Adapun untuk perusahaan lain belum melakukan reklamasi lantaran masih eksplorasi. Mengenai waktu dari reklamasi tergantung dari usia tambang. Semua hal itu sudah tertuang dalam program rencana operasional dan rencana reklamasi.
Dalam pengawasan reklamasi, ujar Hasanudin, pihaknya berpegang pada sejumlah aturan salah satunya adalah Peraturan Menteri Kehutanan P.04/Menhut-II/2011 tentang Pedoman Reklamasi Hutan. Perencanaan reklamasi dilakukan dalam lima tahun dan rencana tahunan. Adapun untuk umur tambang kurang dari lima tahun, disesuaikan dengan umur tambang.
Untuk rehabilitasi lahan, pihak perusahaan juga wajib merevegetasi, di mana lahan bekas tambang yang sudah direklamasi ditanami kembali dengan tanaman yang cocok. Dalam proses itu dibutuhkan waktu sekitar tiga tahun.

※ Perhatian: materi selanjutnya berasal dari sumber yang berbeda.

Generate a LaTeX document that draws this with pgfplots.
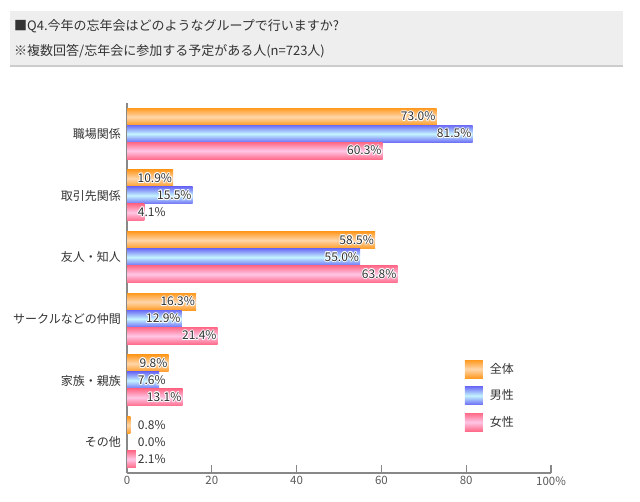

Namun, dalam kenyataannya, banyak proses reklamasi yang tidak optimal karena lahan bekas tambang tersebut digunakan lagi oleh masyarakat untuk mencari sisa-sisa tambang timah. Hal ini terjadi karena perusahaan tidak mengamankan area dengan optimal sehingga masih ada celah bagi oknum masyarakat untuk melakukan penambangan ilegal.
Di sisi lain, perambahan juga disebabkan hasil rehabilitasi tidak memberikan keuntungan ekonomi bagi masyarakat sekitar. Pelibatan masyarakat menjadi hal yang paling utama. Namun, biasanya proses reklamasi hanya dilakukan oleh pihak perusahaan sendiri. ”Kalau perambahan terus terjadi, perusahaan akan kesulitan melakukan reklamasi dan rehabilitasi lahan,” kata Hasanudin.
Kepala Dinas Lingkungan Hidup Kepulauan Bangka Belitung Eko Kurniawan menerangkan, sampai saat ini program rehabilitasi lahan tidak ada yang berhasil. Hal itu karena perusahaan tidak melibatkan masyarakat sehingga mereka tidak memiliki rasa yang memiliki terhadap lahan tersebut. ”Adalah tugas dari perusahaan untuk melakukan sosialisasi, termasuk edukasi kepada masyarakat agar mau menjaga lahan yang telah direklamasi dan tidak lagi ditambang,” kata Eko.
Direktur Eksekutif Walhi Kepulauan Bangka Belitung Jessix Amundian berujar, lemahnya pengawasan terkait proses reklamasi menjadi penyebab proses reklamasi gagal di Bangka Belitung. ”Tidak ada sanksi yang jelas untuk menindak perusahaan yang lalai melakukan reklamasi,” katanya. Jika hal ini terus dibiarkan, pemulihan lahan bekas tambang tidak akan pernah berhasil.
Zaiwan, warga Desa Namang, Kabupaten Bangka Tengah, telah merehabilitasi 18 hektar dari 21 hektar lahan bekas tambang miliknya dengan sejumlah tanaman. Tanaman yang ditanam antara lain singkong, pohon pelawan, kayu putih, dan lada. ”Memang butuh usaha ekstra untuk menanam tanaman di lahan bekas tambang,” katanya.
Untuk merehabilitasi lahan bekas tambang bukan hal mudah. Dirinya harus mengeluarkan dana sekitar Rp 80 juta untuk mereklamasi dan merehabilitasi lahan bekas tambang. Selain menggunakan dana sendiri, dirinya juga dibantu sejumlah pihak mereklamasi lahan bekas tambang. Untuk menyuburkan tanah bekas tambang, harus dilakukan beragam teknik penimbunan dan dirinya menggunakan pupuk kandang untuk mengembalikan kesuburan tanah.
Zaiwan harus berkali-kali menyulam (mengganti tanaman lama dengan tanaman baru) karena berkali-kali tanaman mati. Namun, dengan beberapa kali pergantian, akhirnya tanaman pun tumbuh. ”Memang tidak sesubur lahan yang belum ditambang, tetapi tanaman bekas tambang masih bisa menghasilkan,” katanya.